EXERCISE INSTRUCTIONS:
All pictures are to be skipped; retype only the lines from the top of the entries through the line with "const yTicks = [0.8, 1.0, 1.2, 1.4, 1.6, 1.8];", both included.

THE DATA:
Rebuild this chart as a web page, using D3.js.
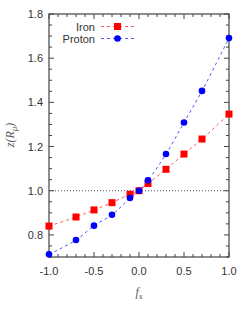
<!DOCTYPE html>
<html><head><meta charset="utf-8">
<script src="https://cdn.jsdelivr.net/npm/d3@7"></script>
<style>body{margin:0;background:#fff}svg{display:block;font-family:"Liberation Sans",Arial,sans-serif}</style>
</head><body>
<script>
const fs = [-1.0, -0.7, -0.5, -0.3, -0.1, 0.0, 0.1, 0.3, 0.5, 0.7, 1.0];
const iron = [0.840, 0.881, 0.913, 0.946, 0.984, 1.000, 1.033, 1.097, 1.166, 1.234, 1.347];
const proton = [0.712, 0.777, 0.842, 0.891, 0.967, 1.000, 1.047, 1.166, 1.309, 1.452, 1.691];
const xTicks = [-1.0, -0.5, 0.0, 0.5, 1.0];
const yTicks = [0.8, 1.0, 1.2, 1.4, 1.6, 1.8];

const W = 249, H = 312;
const m = {l: 49, r: 20, t: 14, b: 55};
const svg = d3.select("body").append("svg").attr("width", W).attr("height", H);
const x = d3.scaleLinear().domain([-1, 1]).range([m.l, W - m.r]);
const y = d3.scaleLinear().domain([0.7, 1.8]).range([H - m.b, m.t]);
const axisCol = "#444";

// reference line at 1.0
svg.append("line").attr("x1", x(-1)).attr("x2", x(1)).attr("y1", y(1)).attr("y2", y(1))
  .attr("stroke", "#555").attr("stroke-width", 1).attr("stroke-dasharray", "1,2");

// ticks
const g = svg.append("g");
const xMinor = d3.range(-10, 11).map(d => d / 10);
const yMinor = d3.range(14, 37).map(d => d * 0.05);
xMinor.forEach(v => {
  const maj = xTicks.some(t => Math.abs(t - v) < 1e-9);
  const L = maj ? 5 : 3;
  g.append("line").attr("x1", x(v)).attr("x2", x(v)).attr("y1", y(0.7)).attr("y2", y(0.7) - L).attr("stroke", axisCol);
  g.append("line").attr("x1", x(v)).attr("x2", x(v)).attr("y1", y(1.8)).attr("y2", y(1.8) + L).attr("stroke", axisCol);
});
yMinor.forEach(v => {
  const maj = yTicks.some(t => Math.abs(t - v) < 1e-9);
  const L = maj ? 5 : 3;
  g.append("line").attr("x1", x(-1)).attr("x2", x(-1) + L).attr("y1", y(v)).attr("y2", y(v)).attr("stroke", axisCol);
  g.append("line").attr("x1", x(1)).attr("x2", x(1) - L).attr("y1", y(v)).attr("y2", y(v)).attr("stroke", axisCol);
});
svg.append("rect").attr("x", x(-1)).attr("y", y(1.8)).attr("width", x(1) - x(-1)).attr("height", y(0.7) - y(1.8))
  .attr("fill", "none").attr("stroke", axisCol).attr("stroke-width", 1.2);

// tick labels
svg.selectAll(".xt").data(xTicks).join("text").attr("x", d => x(d)).attr("y", y(0.7) + 18)
  .attr("text-anchor", "middle").attr("font-size", 11).attr("fill", "#333").text(d => d.toFixed(1));
svg.selectAll(".yt").data(yTicks).join("text").attr("x", x(-1) - 6).attr("y", d => y(d) + 4)
  .attr("text-anchor", "end").attr("font-size", 11).attr("fill", "#333").text(d => d.toFixed(1));

// axis labels
svg.append("text").attr("x", x(0)).attr("y", 296).attr("text-anchor", "middle")
  .attr("font-family", "Liberation Serif, serif").attr("font-style", "italic").attr("font-size", 12).attr("fill", "#555")
  .html('f<tspan dy="3" font-size="9">s</tspan>');
svg.append("text").attr("transform", "translate(14,135) rotate(-90)").attr("text-anchor", "middle")
  .attr("font-family", "Liberation Serif, serif").attr("font-style", "italic").attr("font-size", 12).attr("fill", "#555")
  .html('z(R<tspan dy="3" font-size="9">μ</tspan><tspan dy="-3">)</tspan>');

// curves
const line = d3.line().x(d => x(d[0])).y(d => y(d[1])).curve(d3.curveCatmullRom);
const series = [
  {name: "Iron", vals: iron, col: "#ff0000", lc: "#f44", shape: "sq"},
  {name: "Proton", vals: proton, col: "#0000ff", lc: "#44f", shape: "ci"}
];
series.forEach(s => {
  const pts = fs.map((f, i) => [f, s.vals[i]]);
  svg.append("path").attr("d", line(pts)).attr("fill", "none").attr("stroke", s.lc)
    .attr("stroke-width", 0.9).attr("stroke-dasharray", "3,3");
  pts.forEach(p => {
    if (s.shape === "sq") svg.append("rect").attr("x", x(p[0]) - 3.5).attr("y", y(p[1]) - 3.5).attr("width", 7).attr("height", 7).attr("fill", s.col);
    else svg.append("circle").attr("cx", x(p[0])).attr("cy", y(p[1])).attr("r", 3.3).attr("fill", s.col);
  });
});

// legend
series.forEach((s, i) => {
  const ly = 26.5 + i * 12;
  svg.append("text").attr("x", 95).attr("y", ly + 4).attr("text-anchor", "end").attr("font-size", 11).attr("fill", "#333").text(s.name);
  svg.append("line").attr("x1", 101).attr("x2", 134).attr("y1", ly).attr("y2", ly).attr("stroke", s.lc).attr("stroke-width", 0.9).attr("stroke-dasharray", "3,3");
  if (s.shape === "sq") svg.append("rect").attr("x", 117.5 - 3.5).attr("y", ly - 3.5).attr("width", 7).attr("height", 7).attr("fill", s.col);
  else svg.append("circle").attr("cx", 117.5).attr("cy", ly).attr("r", 3.3).attr("fill", s.col);
});
</script>
</body></html>
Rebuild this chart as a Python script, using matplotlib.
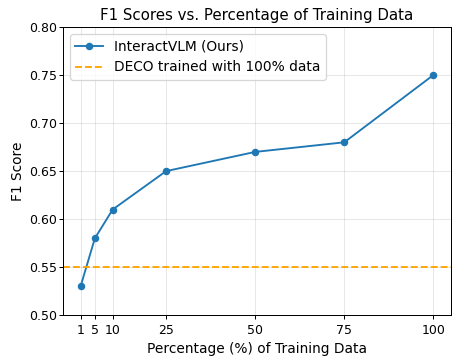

ANSWER IN FULL:
Rebuild this chart as a web page, using D3.js.
<!DOCTYPE html>
<html><head><meta charset="utf-8">
<script src="https://cdn.jsdelivr.net/npm/d3@7"></script>
<style>body{margin:0;background:#fff}svg{display:block;font-family:"Liberation Sans",Arial,sans-serif}</style>
</head><body>
<script>
const fs = [-1.0, -0.7, -0.5, -0.3, -0.1, 0.0, 0.1, 0.3, 0.5, 0.7, 1.0];
const iron = [0.840, 0.881, 0.913, 0.946, 0.984, 1.000, 1.033, 1.097, 1.166, 1.234, 1.347];
const proton = [0.712, 0.777, 0.842, 0.891, 0.967, 1.000, 1.047, 1.166, 1.309, 1.452, 1.691];
const xTicks = [-1.0, -0.5, 0.0, 0.5, 1.0];
const yTicks = [0.8, 1.0, 1.2, 1.4, 1.6, 1.8];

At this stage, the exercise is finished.